__PROBLEM DESCRIPTION__.
Retype word for word the first line of the listing and each line after it up to the line with "fig = go.Figure()", with the pictures taken out.

__DATA EXCERPT__.
○ ○ ○ ○ ○ ○ ○

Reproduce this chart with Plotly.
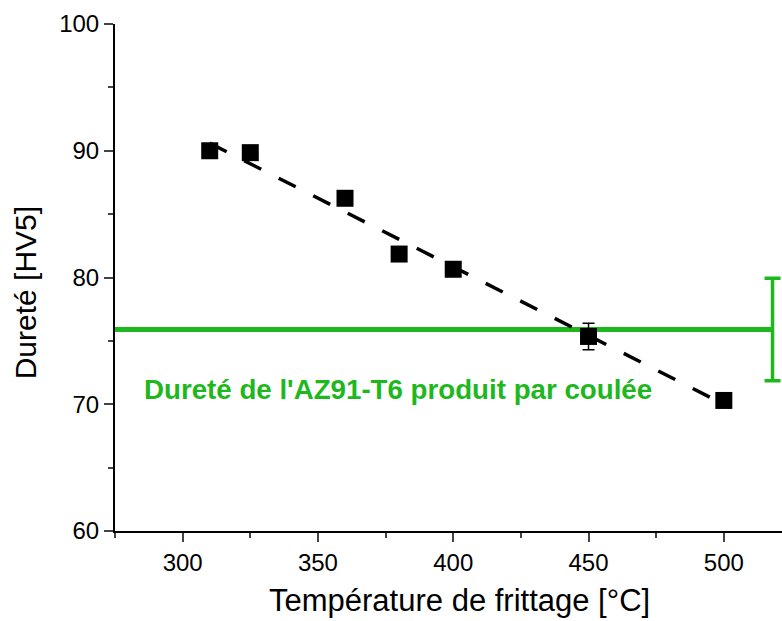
import plotly.graph_objects as go

# Data
temperature = [310, 325, 360, 380, 400, 450, 500]
hardness = [90.0, 89.85, 86.25, 81.85, 80.65, 75.35, 70.3]
hardness_err = [0.5, 0.4, 0.5, 0.5, 0.5, 1.05, 0.5]

fit_x = [310, 500]
fit_y = [90.6, 70.0]

cast_x = [275, 518]
cast_hardness = 75.9
cast_err = 4.05
cast_label = "Dureté de l'AZ91-T6 produit par coulée"

x_title = "Température de frittage [°C]"
y_title = "Dureté [HV5]"
x_ticks = [300, 350, 400, 450, 500]
y_ticks = [60, 70, 80, 90, 100]

GREEN = "#1EB81E"
FONT = "Liberation Sans, Arial, sans-serif"

fig = go.Figure()

# cast reference line
fig.add_trace(go.Scatter(
    x=cast_x, y=[cast_hardness] * len(cast_x), mode="lines",
    line=dict(color=GREEN, width=5), showlegend=False, hoverinfo="skip"))
# cast error bar at the end of the line
fig.add_trace(go.Scatter(
    x=[cast_x[-1]], y=[cast_hardness], mode="markers",
    marker=dict(size=3, color=GREEN),
    error_y=dict(type="data", array=[cast_err], color=GREEN, thickness=3.5, width=8),
    showlegend=False, hoverinfo="skip"))

# linear fit
fig.add_trace(go.Scatter(
    x=fit_x, y=fit_y, mode="lines",
    line=dict(color="black", width=3.5, dash="19px,19.7px"),
    showlegend=False))

# measured points
fig.add_trace(go.Scatter(
    x=temperature, y=hardness, mode="markers",
    marker=dict(symbol="square", size=17, color="black"),
    error_y=dict(type="data", array=hardness_err, color="black", thickness=1.5, width=6),
    showlegend=False))

fig.add_annotation(
    x=284.9, y=71.2, xref="x", yref="y", xanchor="left", yanchor="middle",
    text="<b>" + cast_label + "</b>", showarrow=False,
    font=dict(family=FONT, size=27.7, color=GREEN))

# axis titles
fig.add_annotation(
    x=0.517, y=-0.138, xref="paper", yref="paper", xanchor="center", yanchor="middle",
    text=x_title, showarrow=False, font=dict(family=FONT, size=31, color="black"))
fig.add_annotation(
    x=-0.134, y=0.470, xref="paper", yref="paper", xanchor="center", yanchor="middle",
    text=y_title, textangle=-90, showarrow=False, font=dict(family=FONT, size=30, color="black"))

fig.update_layout(
    width=782, height=621,
    margin=dict(l=115, r=0, t=24, b=90),
    paper_bgcolor="white", plot_bgcolor="white",
    font=dict(family=FONT, color="black"),
    hovermode=False,
    xaxis=dict(
        range=[275, 521.5], tickvals=x_ticks, ticks="outside", ticklen=9, tickwidth=2,
        showline=True, linecolor="black", linewidth=2, showgrid=False, zeroline=False,
        tickfont=dict(size=24, family=FONT), automargin=False,
        minor=dict(dtick=25, tick0=275, ticks="outside", ticklen=5, tickwidth=2, showgrid=False),
    ),
    yaxis=dict(
        range=[60, 100], tickvals=y_ticks, ticks="outside", ticklen=9, tickwidth=2,
        showline=True, linecolor="black", linewidth=2, showgrid=False, zeroline=False,
        tickfont=dict(size=24, family=FONT), automargin=False,
        minor=dict(dtick=5, tick0=60, ticks="outside", ticklen=5, tickwidth=2, showgrid=False),
    ),
)

fig.write_html(
    "out.html",
    config={"displayModeBar": False, "staticPlot": True},
    post_script="document.body.style.margin='0';document.body.style.overflow='hidden';",
)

○ ○ ○ ○ ○ ○ ○

__WRITTEN ANSWER__.
Reproduce this chart with Plotly.
import plotly.graph_objects as go

# Data
temperature = [310, 325, 360, 380, 400, 450, 500]
hardness = [90.0, 89.85, 86.25, 81.85, 80.65, 75.35, 70.3]
hardness_err = [0.5, 0.4, 0.5, 0.5, 0.5, 1.05, 0.5]

fit_x = [310, 500]
fit_y = [90.6, 70.0]

cast_x = [275, 518]
cast_hardness = 75.9
cast_err = 4.05
cast_label = "Dureté de l'AZ91-T6 produit par coulée"

x_title = "Température de frittage [°C]"
y_title = "Dureté [HV5]"
x_ticks = [300, 350, 400, 450, 500]
y_ticks = [60, 70, 80, 90, 100]

GREEN = "#1EB81E"
FONT = "Liberation Sans, Arial, sans-serif"

fig = go.Figure()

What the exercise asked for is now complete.